━━━ Information shown

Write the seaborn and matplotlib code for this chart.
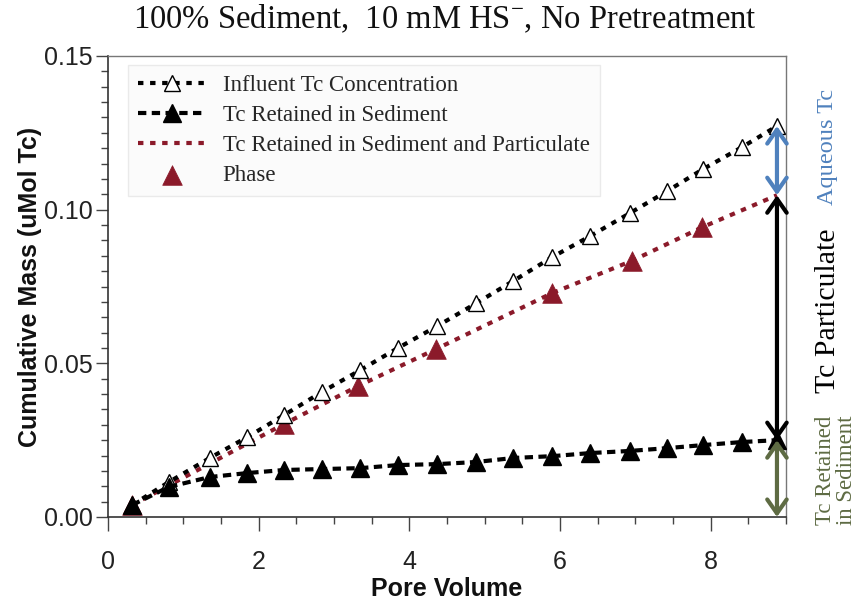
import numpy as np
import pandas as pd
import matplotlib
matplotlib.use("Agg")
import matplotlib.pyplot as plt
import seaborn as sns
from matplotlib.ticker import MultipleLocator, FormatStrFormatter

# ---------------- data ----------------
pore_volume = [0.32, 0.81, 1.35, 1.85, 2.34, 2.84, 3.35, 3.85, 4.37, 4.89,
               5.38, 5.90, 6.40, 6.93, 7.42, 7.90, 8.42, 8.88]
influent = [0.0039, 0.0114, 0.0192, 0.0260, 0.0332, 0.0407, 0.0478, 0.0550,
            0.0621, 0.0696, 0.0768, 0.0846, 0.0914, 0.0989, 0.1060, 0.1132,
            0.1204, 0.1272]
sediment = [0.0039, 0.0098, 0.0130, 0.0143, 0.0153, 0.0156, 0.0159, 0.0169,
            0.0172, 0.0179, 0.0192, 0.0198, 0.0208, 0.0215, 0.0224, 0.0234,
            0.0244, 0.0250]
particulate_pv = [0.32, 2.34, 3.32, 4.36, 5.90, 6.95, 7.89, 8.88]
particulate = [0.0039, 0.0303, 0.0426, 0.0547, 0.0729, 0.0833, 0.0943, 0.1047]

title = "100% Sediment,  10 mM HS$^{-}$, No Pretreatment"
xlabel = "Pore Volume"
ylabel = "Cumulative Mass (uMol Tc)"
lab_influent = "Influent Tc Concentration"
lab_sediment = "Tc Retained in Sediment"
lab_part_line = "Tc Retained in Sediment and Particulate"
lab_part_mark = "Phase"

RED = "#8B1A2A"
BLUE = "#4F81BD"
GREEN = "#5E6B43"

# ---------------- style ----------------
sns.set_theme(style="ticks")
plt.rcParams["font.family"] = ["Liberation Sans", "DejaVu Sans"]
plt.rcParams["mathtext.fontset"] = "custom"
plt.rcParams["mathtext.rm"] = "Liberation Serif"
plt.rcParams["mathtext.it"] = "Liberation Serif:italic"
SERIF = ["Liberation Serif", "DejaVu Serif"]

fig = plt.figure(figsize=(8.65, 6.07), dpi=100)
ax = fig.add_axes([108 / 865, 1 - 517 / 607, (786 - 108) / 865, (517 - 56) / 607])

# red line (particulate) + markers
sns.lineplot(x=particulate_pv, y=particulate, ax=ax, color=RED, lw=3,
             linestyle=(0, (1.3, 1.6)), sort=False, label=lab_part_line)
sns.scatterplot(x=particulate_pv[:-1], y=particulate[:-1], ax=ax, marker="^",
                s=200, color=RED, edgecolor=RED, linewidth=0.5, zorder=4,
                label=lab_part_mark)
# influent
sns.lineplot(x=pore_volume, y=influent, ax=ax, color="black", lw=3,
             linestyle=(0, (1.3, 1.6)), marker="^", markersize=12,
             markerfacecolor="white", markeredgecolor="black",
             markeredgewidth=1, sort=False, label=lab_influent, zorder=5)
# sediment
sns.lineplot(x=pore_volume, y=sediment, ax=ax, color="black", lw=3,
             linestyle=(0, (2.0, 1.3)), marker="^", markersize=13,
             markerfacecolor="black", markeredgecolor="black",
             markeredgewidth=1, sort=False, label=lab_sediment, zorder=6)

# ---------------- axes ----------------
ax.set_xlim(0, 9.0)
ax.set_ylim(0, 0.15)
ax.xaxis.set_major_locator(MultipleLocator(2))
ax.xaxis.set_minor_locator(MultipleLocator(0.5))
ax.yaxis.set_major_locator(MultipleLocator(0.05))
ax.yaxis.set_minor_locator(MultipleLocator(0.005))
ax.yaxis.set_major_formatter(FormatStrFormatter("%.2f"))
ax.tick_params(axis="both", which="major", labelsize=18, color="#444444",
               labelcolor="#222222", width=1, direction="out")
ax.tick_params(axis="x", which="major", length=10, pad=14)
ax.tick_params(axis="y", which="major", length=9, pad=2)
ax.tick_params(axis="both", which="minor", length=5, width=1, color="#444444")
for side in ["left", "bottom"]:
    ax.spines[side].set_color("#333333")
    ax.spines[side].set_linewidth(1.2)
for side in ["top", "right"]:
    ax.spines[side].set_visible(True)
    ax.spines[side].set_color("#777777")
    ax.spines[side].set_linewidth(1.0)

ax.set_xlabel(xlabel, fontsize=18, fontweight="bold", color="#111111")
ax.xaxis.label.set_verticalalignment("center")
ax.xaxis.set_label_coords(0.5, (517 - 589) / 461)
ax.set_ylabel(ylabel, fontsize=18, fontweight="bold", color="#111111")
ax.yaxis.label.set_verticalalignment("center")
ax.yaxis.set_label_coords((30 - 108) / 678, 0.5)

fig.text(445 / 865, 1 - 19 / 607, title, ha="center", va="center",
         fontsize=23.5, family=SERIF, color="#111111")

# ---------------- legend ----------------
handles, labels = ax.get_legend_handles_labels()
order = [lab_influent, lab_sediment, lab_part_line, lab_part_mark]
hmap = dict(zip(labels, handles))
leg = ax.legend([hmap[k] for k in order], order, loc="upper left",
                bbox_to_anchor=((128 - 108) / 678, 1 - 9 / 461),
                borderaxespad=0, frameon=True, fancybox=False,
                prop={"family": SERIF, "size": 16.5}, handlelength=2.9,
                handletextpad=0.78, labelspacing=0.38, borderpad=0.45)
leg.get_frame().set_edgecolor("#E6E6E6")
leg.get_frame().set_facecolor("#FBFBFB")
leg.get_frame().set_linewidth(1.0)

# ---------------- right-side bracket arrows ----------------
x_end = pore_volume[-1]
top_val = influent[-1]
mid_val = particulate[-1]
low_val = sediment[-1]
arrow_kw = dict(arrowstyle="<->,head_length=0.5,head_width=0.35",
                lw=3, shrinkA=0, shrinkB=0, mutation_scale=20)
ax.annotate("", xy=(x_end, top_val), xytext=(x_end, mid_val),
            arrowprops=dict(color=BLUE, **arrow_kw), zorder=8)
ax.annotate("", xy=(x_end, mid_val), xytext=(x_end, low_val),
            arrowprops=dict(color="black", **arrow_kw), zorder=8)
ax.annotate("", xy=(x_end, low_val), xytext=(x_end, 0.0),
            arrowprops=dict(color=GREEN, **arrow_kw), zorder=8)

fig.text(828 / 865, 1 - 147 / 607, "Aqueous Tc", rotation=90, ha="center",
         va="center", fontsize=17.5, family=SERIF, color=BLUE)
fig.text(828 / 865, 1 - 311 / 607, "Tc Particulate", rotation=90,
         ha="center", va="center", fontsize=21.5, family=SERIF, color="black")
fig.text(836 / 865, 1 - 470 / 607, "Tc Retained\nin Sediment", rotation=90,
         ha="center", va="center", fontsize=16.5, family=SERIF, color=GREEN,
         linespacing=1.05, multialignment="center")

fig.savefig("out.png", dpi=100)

━━━━━━

Problem description:
Pictures excluded, repeat exactly the lines from the top of the material through the line with "from matplotlib.ticker import", including both of those lines.

Output of the exercise:
Write the seaborn and matplotlib code for this chart.
import numpy as np
import pandas as pd
import matplotlib
matplotlib.use("Agg")
import matplotlib.pyplot as plt
import seaborn as sns
from matplotlib.ticker import MultipleLocator, FormatStrFormatter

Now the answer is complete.